L’art c’est comme l’incendie, il naît de ce qu’il brûle. J.L. Godard

Soyons légers et légères
à la terre remuée
par tant de forces contraires. R.M. Rilke.

Bouffée de vent
Les feuilles se calment. Bashô


Voir et penser.
C’est des pensées qu’il nous faut partir.

Dans chaque peinture, le choix des formes provient en majorité de produits culturels, en relation avec l’histoire de l’art et se distingue par la projection de détails d’œuvres, anecdotiques, ordinaires. Ces éléments figurés extraits de leur contexte sont simplifiés, jusqu'à apparaitre «creux et flottants» et sont prétextes à la peinture.

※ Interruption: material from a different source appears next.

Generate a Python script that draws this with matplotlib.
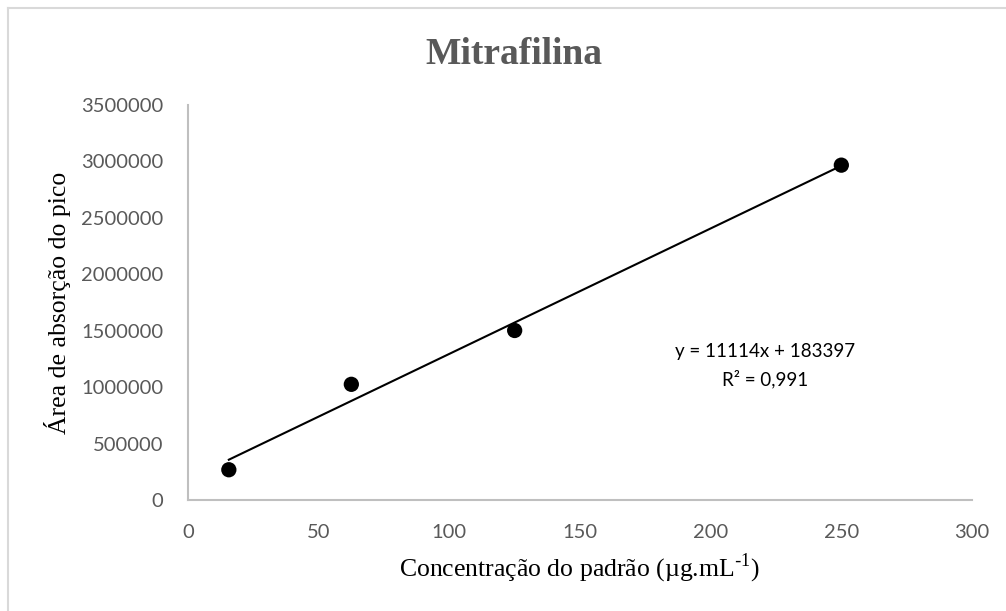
import numpy as np
import matplotlib
matplotlib.use("Agg")
import matplotlib.pyplot as plt
from matplotlib.lines import Line2D

# calibration standards
conc = [15.625, 62.5, 125, 250]
area = [268000, 1025000, 1502000, 2967000]

# linear trendline
slope = 11114
intercept = 183397
r2 = "0,991"

xticks = [0, 50, 100, 150, 200, 250, 300]
yticks = [0, 500000, 1000000, 1500000, 2000000, 2500000, 3000000, 3500000]

W, H = 1006, 611
fg = plt.figure(figsize=(W / 100, H / 100), dpi=100)
fg.patch.set_facecolor("white")

# chart frame
frame_c = "#d9d9d9"
fg.add_artist(Line2D([8 / W, 8 / W], [0, 1 - 8 / H], color=frame_c, lw=1.5, transform=fg.transFigure))
fg.add_artist(Line2D([8 / W, 1], [1 - 8 / H, 1 - 8 / H], color=frame_c, lw=1.5, transform=fg.transFigure))

ax = fg.add_axes([188 / W, 1 - 500 / H, (972 - 188) / W, (500 - 105) / H])

grey = "#595959"
ax.scatter(conc, area, s=11**2, color="black", zorder=3, edgecolors="none")

xf = np.array([min(conc), max(conc)])
ax.plot(xf, slope * xf + intercept, color="black", lw=1.5, zorder=2)

ax.set_xlim(0, 300)
ax.set_ylim(0, 3500000)
ax.set_xticks(xticks)
ax.set_yticks(yticks)
ax.set_xticklabels([str(v) for v in xticks])
ax.set_yticklabels([str(v) for v in yticks])
ax.tick_params(length=0, labelsize=14.5, colors=grey, labelfontfamily="Lato")
ax.tick_params(axis="x", pad=17)
ax.tick_params(axis="y", pad=18)

for s in ("top", "right"):
    ax.spines[s].set_visible(False)
for s in ("left", "bottom"):
    ax.spines[s].set_color("#bfbfbf")
    ax.spines[s].set_linewidth(1.5)

ax.set_xlabel("Concentração do padrão (µg.mL$^{\\text{-}\\mathregular{1}}$)", fontsize=18.5,
              family="Liberation Serif", va="center")
ax.set_ylabel("Área de absorção do pico", fontsize=18.5, family="Liberation Serif", va="center")
ax.xaxis.set_label_coords(0.5, -(568 - 500) / 395)
ax.yaxis.set_label_coords(-(188 - 57) / 784, 0.5)

fg.text(514 / W, 1 - 55 / H, "Mitrafilina", ha="center", va="center", fontsize=27,
        fontweight="bold", family="Liberation Serif", color=grey)

fg.text(765 / W, 1 - 366 / H, f"y = {slope}x + {intercept}\nR² = {r2}", ha="center", va="center",
        fontsize=13.5, family="Lato", color="black", linespacing=1.6)

fg.savefig("out.png", dpi=100)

Ces peintures portent ostensiblement les marques de différentes influences culturelles mêlant, Orient, Occident au sein d’une même toile. La circulation des choses, des idées, des images et des êtres sont au cœur de mon travail.
Un monde d’objets élus, élidés devient manque à voir en même temps qu’il génère la puissance et la vacuité du regard.
La citation prégnante dans ce travail est l’aveu de la jouissance même, du plaisir pris, éphémère, allant de pair avec une conscience tragique de la destinée. Elle permet d’accumuler différentes couches de discours et d’articuler une réflexion sur la notion de frontières.
La pensée est lente et vise à la concision extrême. La contrainte du format rectangulaire, de même que la technique mets un frein à l’expansion et ménage l’accueil et le retour des choses.

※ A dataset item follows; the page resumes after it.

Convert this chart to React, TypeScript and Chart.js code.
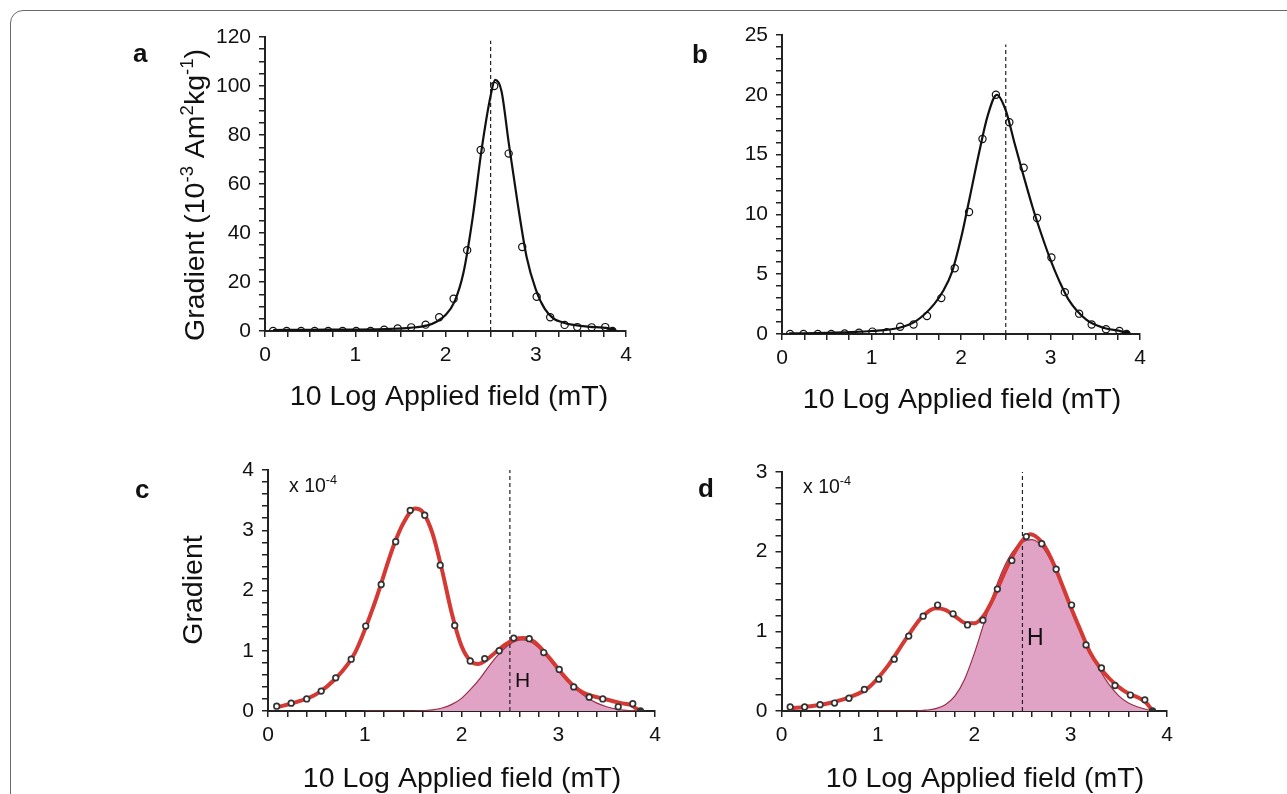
import React, { useEffect, useRef } from "react";
import { Chart, registerables } from "chart.js";

Chart.register(...registerables);

// ---------- data ----------
const fieldX = [0.09, 0.24, 0.40, 0.55, 0.70, 0.86, 1.01, 1.17, 1.32, 1.47, 1.62, 1.78, 1.93, 2.09, 2.24, 2.39, 2.54, 2.70, 2.85, 3.01, 3.16, 3.32, 3.46, 3.62, 3.77, 3.85];

const aPoints = [0, 0, 0, 0, 0, 0, 0, 0, 0.5, 1, 1.5, 2.6, 5.6, 13.2, 33, 73.9, 100, 72.4, 34.3, 14, 5.6, 2.5, 1.6, 1.5, 1.6, 0];
const bPoints = [0, 0, 0, 0, 0.05, 0.1, 0.2, 0.15, 0.6, 0.8, 1.5, 3.0, 5.5, 10.2, 16.3, 20.0, 17.7, 13.9, 9.7, 6.4, 3.5, 1.7, 0.8, 0.4, 0.25, 0];
const cPoints = [0.08, 0.13, 0.2, 0.33, 0.55, 0.86, 1.41, 2.1, 2.81, 3.33, 3.25, 2.42, 1.42, 0.83, 0.87, 1.0, 1.21, 1.2, 0.97, 0.69, 0.4, 0.23, 0.2, 0.07, 0.12, 0];
const dPoints = [0.05, 0.05, 0.08, 0.1, 0.16, 0.27, 0.4, 0.65, 0.94, 1.19, 1.33, 1.22, 1.08, 1.14, 1.53, 1.89, 2.19, 2.1, 1.78, 1.33, 0.83, 0.54, 0.32, 0.2, 0.14, 0];

const aFitX = [0.09, 0.5, 1.0, 1.4, 1.6, 1.8, 1.9, 2.0, 2.1, 2.2, 2.3, 2.4, 2.5, 2.55, 2.62, 2.7, 2.8, 2.9, 3.0, 3.1, 3.2, 3.3, 3.4, 3.6, 3.8, 3.85];
const aFitY = [0.4, 0.5, 0.6, 0.9, 1.3, 2.3, 3.8, 6.5, 12, 24, 46, 74, 96, 102.5, 98, 77, 52, 30, 17, 9, 5, 3.5, 2.6, 1.7, 1.2, 0.3];

const bFitX = [0.08, 0.5, 1.0, 1.3, 1.5, 1.7, 1.8, 1.9, 2.0, 2.1, 2.2, 2.3, 2.4, 2.5, 2.6, 2.7, 2.8, 2.9, 3.0, 3.1, 3.2, 3.4, 3.6, 3.8, 3.85];
const bFitY = [0.05, 0.1, 0.25, 0.5, 1.1, 2.5, 3.6, 5.2, 8.0, 11.5, 15.1, 18.3, 20.0, 18.7, 15.9, 13.2, 10.6, 8.3, 6.2, 4.4, 2.9, 1.2, 0.5, 0.2, 0.05];

const cFitX = [0.09, 0.3, 0.5, 0.7, 0.9, 1.1, 1.3, 1.4, 1.52, 1.6, 1.7, 1.8, 1.9, 2.0, 2.1, 2.17, 2.25, 2.35, 2.45, 2.55, 2.64, 2.75, 2.85, 2.95, 3.05, 3.15, 3.25, 3.35, 3.5, 3.65, 3.75, 3.84];
const cFitY = [0.06, 0.15, 0.28, 0.54, 0.97, 1.78, 2.75, 3.12, 3.36, 3.3, 2.95, 2.33, 1.62, 1.08, 0.82, 0.78, 0.84, 0.97, 1.1, 1.19, 1.21, 1.15, 0.99, 0.8, 0.6, 0.43, 0.31, 0.25, 0.19, 0.13, 0.1, 0];

const cHX = [1.0, 1.5, 1.7, 1.8, 1.9, 2.0, 2.1, 2.2, 2.3, 2.4, 2.5, 2.62, 2.7, 2.8, 2.9, 3.0, 3.1, 3.2, 3.3, 3.4, 3.5, 3.6, 3.7, 3.84];
const cHY = [0, 0, 0.02, 0.05, 0.11, 0.21, 0.37, 0.56, 0.78, 0.97, 1.11, 1.18, 1.16, 1.05, 0.87, 0.67, 0.49, 0.34, 0.22, 0.13, 0.07, 0.03, 0.01, 0];

const dFitX = [0.08, 0.3, 0.5, 0.7, 0.9, 1.1, 1.3, 1.45, 1.6, 1.7, 1.8, 1.92, 2.0, 2.1, 2.2, 2.3, 2.4, 2.5, 2.58, 2.7, 2.8, 2.9, 3.0, 3.1, 3.2, 3.3, 3.4, 3.5, 3.6, 3.7, 3.78, 3.85];
const dFitY = [0.03, 0.06, 0.1, 0.17, 0.29, 0.56, 0.92, 1.17, 1.29, 1.27, 1.19, 1.1, 1.1, 1.2, 1.42, 1.7, 1.95, 2.14, 2.22, 2.12, 1.91, 1.62, 1.31, 1.02, 0.74, 0.55, 0.41, 0.3, 0.22, 0.17, 0.11, 0];

const dHX = [1.0, 1.4, 1.5, 1.6, 1.7, 1.8, 1.9, 2.0, 2.1, 2.2, 2.3, 2.4, 2.5, 2.6, 2.7, 2.8, 2.9, 3.0, 3.1, 3.2, 3.3, 3.4, 3.5, 3.6, 3.7, 3.85];
const dHY = [0, 0, 0.01, 0.03, 0.08, 0.19, 0.4, 0.72, 1.1, 1.47, 1.78, 2.0, 2.12, 2.15, 2.07, 1.88, 1.62, 1.33, 1.04, 0.76, 0.52, 0.33, 0.19, 0.1, 0.05, 0];

const dashX = 2.5;
const xMin = 0;
const xMax = 4;

const xTitle = "10 Log Applied field (mT)";

// ---------- styles ----------
const FONT = "'Liberation Sans', Arial, Helvetica, sans-serif";
const AXIS = "#222222";
const RED = "#d43a33";
const PINK = "#e0a2c5";
const HLINE = "#9a3045";
const TITLE_SIZE = 28.5;

type Seg = { t: string; sup?: boolean };
type TextItem = {
  segs: Seg[];
  x: number; // page coords
  y: number; // baseline
  size: number;
  bold?: boolean;
  align?: "left" | "center";
  rotate?: boolean;
};

type Spec = {
  left: number; top: number; w: number; h: number;
  area: { l: number; t: number; r: number; b: number };
  xStep: number; yMax: number; yStep: number; yMajor: number;
  points: number[];
  fitX: number[]; fitY: number[];
  hX?: number[]; hY?: number[];
  dashTop: number;
  red: boolean;
  texts: TextItem[];
};

const xy = (xs: number[], ys: number[]) => xs.map((x, i) => ({ x, y: ys[i] }));

function drawRich(ctx: CanvasRenderingContext2D, it: TextItem, ox: number, oy: number) {
  const weight = it.bold ? "bold " : "";
  const supSize = it.size * 0.65;
  const widths = it.segs.map((s) => {
    ctx.font = `${weight}${s.sup ? supSize : it.size}px ${FONT}`;
    return ctx.measureText(s.t).width;
  });
  const total = widths.reduce((a, b) => a + b, 0);
  ctx.save();
  ctx.translate(it.x - ox, it.y - oy);
  if (it.rotate) ctx.rotate(-Math.PI / 2);
  ctx.fillStyle = "#111";
  ctx.textBaseline = "alphabetic";
  ctx.textAlign = "left";
  let cx = it.align === "center" ? -total / 2 : 0;
  it.segs.forEach((s, i) => {
    ctx.font = `${weight}${s.sup ? supSize : it.size}px ${FONT}`;
    ctx.fillText(s.t, cx, s.sup ? -it.size * 0.4 : 0);
    cx += widths[i];
  });
  ctx.restore();
}

function buildConfig(spec: Spec): any {
  const padTop = spec.area.t - spec.top;
  const padRight = spec.left + spec.w - spec.area.r;
  const yWidth = spec.area.l - spec.left;
  const xHeight = spec.top + spec.h - spec.area.b;
  const n = spec.points.length;

  const datasets: any[] = [];
  datasets.push({
    label: "points",
    data: xy(fieldX, spec.points),
    showLine: false,
    pointRadius: spec.red ? 2.8 : 3.6,
    pointHoverRadius: 0,
    pointBorderWidth: spec.red ? 1.7 : 1.2,
    pointBorderColor: spec.red ? "#333" : "#111",
    pointBackgroundColor: spec.points.map((_, i) => (i === n - 1 ? (spec.red ? "#333" : "#111") : spec.red ? "#ffffff" : "rgba(255,255,255,0)")),
    order: 0,
  });
  datasets.push({
    label: "fit",
    data: xy(spec.fitX, spec.fitY),
    showLine: true,
    borderColor: spec.red ? RED : "#111",
    borderWidth: spec.red ? 4 : 2.2,
    pointRadius: 0,
    cubicInterpolationMode: "monotone",
    fill: false,
    order: 1,
  });
  datasets.push({
    label: "dash",
    data: [{ x: dashX, y: 0 }, { x: dashX, y: spec.dashTop }],
    showLine: true,
    borderColor: "#222",
    borderWidth: 1.2,
    borderDash: [4, 3],
    pointRadius: 0,
    fill: false,
    order: 2,
  });
  if (spec.hX && spec.hY) {
    datasets.push({
      label: "H",
      data: xy(spec.hX, spec.hY),
      showLine: true,
      borderColor: HLINE,
      borderWidth: 1.2,
      backgroundColor: PINK,
      pointRadius: 0,
      cubicInterpolationMode: "monotone",
      fill: "origin",
      order: 3,
    });
  }

  const textPlugin = {
    id: "panelText" + spec.left + "_" + spec.top,
    afterDraw(chart: any) {
      const ctx = chart.ctx;
      spec.texts.forEach((it) => drawRich(ctx, it, spec.left, spec.top));
    },
  };

  const isWhole = (v: number) => Math.abs(v - Math.round(v)) < 1e-6;

  const common = (step: number, isX: boolean, max: number) => ({
    type: "linear",
    position: isX ? "bottom" : "left",
    min: 0,
    max,
    offset: false,
    grid: {
      drawOnChartArea: false,
      drawTicks: true,
      tickLength: 6,
      color: AXIS,
      lineWidth: 1.5,
    },
    border: { display: true, color: AXIS, width: 2 },
    ticks: {
      stepSize: step,
      autoSkip: false,
      maxRotation: 0,
      minRotation: 0,
      maxTicksLimit: 1000,
      color: "#111",
      padding: isX ? 6 : 8,
      font: { family: FONT, size: 21 },
      callback: (v: number) => {
        if (isX) return isWhole(v) ? String(Math.round(v)) : "";
        return isWhole(v / spec.yMajor) ? String(Math.round(v)) : "";
      },
    },
    afterFit: (scale: any) => {
      if (isX) scale.height = xHeight;
      else scale.width = yWidth;
      scale.paddingTop = 0;
      scale.paddingBottom = 0;
      scale.paddingLeft = 0;
      scale.paddingRight = 0;
    },
  });

  return {
    type: "scatter",
    data: { datasets },
    options: {
      responsive: false,
      animation: false,
      devicePixelRatio: 1,
      events: [],
      layout: { padding: { top: padTop, right: padRight, left: 0, bottom: 0 } },
      plugins: { legend: { display: false }, tooltip: { enabled: false } },
      scales: {
        x: { ...common(spec.xStep, true, xMax), min: xMin },
        y: common(spec.yStep, false, spec.yMax),
      },
    },
    plugins: [textPlugin],
  };
}

const specs: Spec[] = [
  {
    left: 110, top: 20, w: 540, h: 420,
    area: { l: 265, t: 37, r: 626, b: 331 },
    xStep: 0.25, yMax: 120, yStep: 5, yMajor: 20,
    points: aPoints, fitX: aFitX, fitY: aFitY,
    dashTop: 118.5, red: false,
    texts: [
      { segs: [{ t: "a" }], x: 133, y: 62, size: 26, bold: true },
      { segs: [{ t: xTitle }], x: 449, y: 405, size: TITLE_SIZE, align: "center" },
      {
        segs: [
          { t: "Gradient (10" }, { t: "-3", sup: true }, { t: " Am" }, { t: "2", sup: true },
          { t: "kg" }, { t: "-1", sup: true }, { t: ")" },
        ],
        x: 204, y: 195, size: TITLE_SIZE, align: "center", rotate: true,
      },
    ],
  },
  {
    left: 670, top: 20, w: 570, h: 420,
    area: { l: 782, t: 35, r: 1140, b: 334 },
    xStep: 0.25, yMax: 25, yStep: 1, yMajor: 5,
    points: bPoints, fitX: bFitX, fitY: bFitY,
    dashTop: 24.2, red: false,
    texts: [
      { segs: [{ t: "b" }], x: 692, y: 63, size: 26, bold: true },
      { segs: [{ t: xTitle }], x: 962, y: 408, size: TITLE_SIZE, align: "center" },
    ],
  },
  {
    left: 110, top: 450, w: 560, h: 344,
    area: { l: 268, t: 470, r: 655, b: 711 },
    xStep: 0.2, yMax: 4, yStep: 0.2, yMajor: 1,
    points: cPoints, fitX: cFitX, fitY: cFitY, hX: cHX, hY: cHY,
    dashTop: 4.0, red: true,
    texts: [
      { segs: [{ t: "c" }], x: 135, y: 498, size: 26, bold: true },
      { segs: [{ t: xTitle }], x: 462, y: 787, size: TITLE_SIZE, align: "center" },
      { segs: [{ t: "Gradient" }], x: 202, y: 590, size: TITLE_SIZE, align: "center", rotate: true },
      { segs: [{ t: "x 10" }, { t: "-4", sup: true }], x: 289, y: 492, size: 19.5 },
      { segs: [{ t: "H" }], x: 515, y: 687, size: 21 },
    ],
  },
  {
    left: 670, top: 450, w: 570, h: 344,
    area: { l: 781.5, t: 472, r: 1167, b: 711 },
    xStep: 0.2, yMax: 3, yStep: 0.2, yMajor: 1,
    points: dPoints, fitX: dFitX, fitY: dFitY, hX: dHX, hY: dHY,
    dashTop: 3.0, red: true,
    texts: [
      { segs: [{ t: "d" }], x: 698, y: 497, size: 26, bold: true },
      { segs: [{ t: xTitle }], x: 985, y: 787, size: TITLE_SIZE, align: "center" },
      { segs: [{ t: "x 10" }, { t: "-4", sup: true }], x: 803, y: 493, size: 19.5 },
      { segs: [{ t: "H" }], x: 1027, y: 645, size: 23 },
    ],
  },
];

function Panel({ spec }: { spec: Spec }) {
  const ref = useRef<HTMLCanvasElement | null>(null);
  useEffect(() => {
    if (!ref.current) return;
    const chart = new Chart(ref.current, buildConfig(spec));
    return () => chart.destroy();
  }, [spec]);
  return (
    <canvas
      ref={ref}
      width={spec.w}
      height={spec.h}
      style={{ position: "absolute", left: spec.left, top: spec.top, width: spec.w, height: spec.h }}
    />
  );
}

export default function App() {
  return (
    <div style={{ position: "fixed", left: 0, top: 0, width: 1287, height: 794, overflow: "hidden", background: "#fff" }}>
      <div
        style={{
          position: "absolute",
          left: 10,
          top: 10,
          width: 1320,
          height: 1000,
          border: "1.5px solid #6a6a6a",
          borderRadius: 13,
          boxSizing: "border-box",
        }}
      />
      {specs.map((s, i) => (
        <Panel key={i} spec={s} />
      ))}
    </div>
  );
}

La composition appréhendée comme un tout qui doit "tenir", repose sur l’accord tensionnel des formes. Chaque forme autonome, séparée, coexiste avec les autres à la manière de petites solitudes additionnées, posées là, sans la moindre volonté de construire un récit.
Absence de centre, intérêt pour la périphérie, l’idée est de dépayser l’espace et de rendre possible le décryptage d’une invisible présence, celle qui se fait sentir dans l’expérience du voyage filateur.
Au bout du compte dans la mise à plat que propose la surface plane il s’agit justement de repasser les plis, de déjouer la parade et de casser les métaphores.
L’objectif et le subjectif s’effacent au profit du projectif, comme si le trajet entre la vie et la mort était celui d’un chaos sensoriel vers une forme de plénitude.

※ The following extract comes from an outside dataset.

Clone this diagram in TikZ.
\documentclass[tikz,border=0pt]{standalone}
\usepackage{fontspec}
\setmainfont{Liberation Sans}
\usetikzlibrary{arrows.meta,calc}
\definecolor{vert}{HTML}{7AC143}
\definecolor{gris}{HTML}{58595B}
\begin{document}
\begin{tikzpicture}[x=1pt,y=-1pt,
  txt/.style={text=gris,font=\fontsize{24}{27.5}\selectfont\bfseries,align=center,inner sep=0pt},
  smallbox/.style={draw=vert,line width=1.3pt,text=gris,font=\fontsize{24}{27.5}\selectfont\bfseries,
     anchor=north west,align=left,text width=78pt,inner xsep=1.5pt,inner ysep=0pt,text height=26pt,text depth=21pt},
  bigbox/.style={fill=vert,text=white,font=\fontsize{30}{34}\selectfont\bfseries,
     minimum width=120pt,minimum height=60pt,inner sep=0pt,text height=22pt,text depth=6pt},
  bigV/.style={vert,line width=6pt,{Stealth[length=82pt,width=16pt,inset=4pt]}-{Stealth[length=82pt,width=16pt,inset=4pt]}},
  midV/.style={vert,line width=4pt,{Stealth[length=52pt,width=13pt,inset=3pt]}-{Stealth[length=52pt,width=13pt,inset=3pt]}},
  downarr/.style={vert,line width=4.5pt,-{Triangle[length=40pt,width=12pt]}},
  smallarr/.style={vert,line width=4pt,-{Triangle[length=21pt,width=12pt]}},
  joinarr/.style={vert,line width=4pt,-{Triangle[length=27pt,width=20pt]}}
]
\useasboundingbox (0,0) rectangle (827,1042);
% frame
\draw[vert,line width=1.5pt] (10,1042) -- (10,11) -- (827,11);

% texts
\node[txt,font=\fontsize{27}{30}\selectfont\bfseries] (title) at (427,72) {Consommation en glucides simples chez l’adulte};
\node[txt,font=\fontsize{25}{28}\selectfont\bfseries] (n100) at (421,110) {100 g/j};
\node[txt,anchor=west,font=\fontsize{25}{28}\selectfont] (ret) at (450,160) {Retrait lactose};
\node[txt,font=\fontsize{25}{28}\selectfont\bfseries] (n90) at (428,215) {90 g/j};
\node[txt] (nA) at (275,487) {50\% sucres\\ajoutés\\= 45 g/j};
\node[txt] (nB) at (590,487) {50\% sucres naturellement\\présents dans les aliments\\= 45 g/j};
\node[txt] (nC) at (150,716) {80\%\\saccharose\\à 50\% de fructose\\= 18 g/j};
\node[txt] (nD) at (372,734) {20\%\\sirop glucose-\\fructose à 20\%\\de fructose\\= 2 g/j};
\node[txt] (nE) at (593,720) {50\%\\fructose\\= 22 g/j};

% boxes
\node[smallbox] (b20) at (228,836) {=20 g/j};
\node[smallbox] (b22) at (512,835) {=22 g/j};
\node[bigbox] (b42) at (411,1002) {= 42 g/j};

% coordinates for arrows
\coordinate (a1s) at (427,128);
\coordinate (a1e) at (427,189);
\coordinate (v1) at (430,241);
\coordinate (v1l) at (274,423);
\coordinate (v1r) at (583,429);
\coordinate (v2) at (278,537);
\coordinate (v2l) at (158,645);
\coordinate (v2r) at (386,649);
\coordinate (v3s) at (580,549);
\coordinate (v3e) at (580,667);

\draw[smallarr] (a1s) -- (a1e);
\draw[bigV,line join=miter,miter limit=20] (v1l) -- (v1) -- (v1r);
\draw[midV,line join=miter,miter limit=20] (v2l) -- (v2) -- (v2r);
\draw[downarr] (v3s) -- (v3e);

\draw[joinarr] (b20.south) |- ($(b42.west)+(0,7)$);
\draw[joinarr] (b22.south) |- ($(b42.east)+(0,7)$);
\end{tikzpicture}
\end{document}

Ce qui est donné à voir relève d’une vision nomade, objectivée par des détails communs à tous.
Rien n’est important tout a de l’importance. Le vide ne gagne ni ne perd de terrain, il s’exerce à la plénitude et à la suspension du temps pour donner forme à «des signes qui ont l’air d’être des choses» M. Duras.
Par la couleur et la forme il s’agit d’atteindre dans le tableau le moment de tension et de vibration où l’idée explose.
L’ensemble se constitue comme le lieu de la conscience et comme une méditation sur l’homme et ses limites dans un champ de réalisation possible.
Les titres désignent des lieux lointains qui ont une qualité de résonance et fonctionnent comme des différences.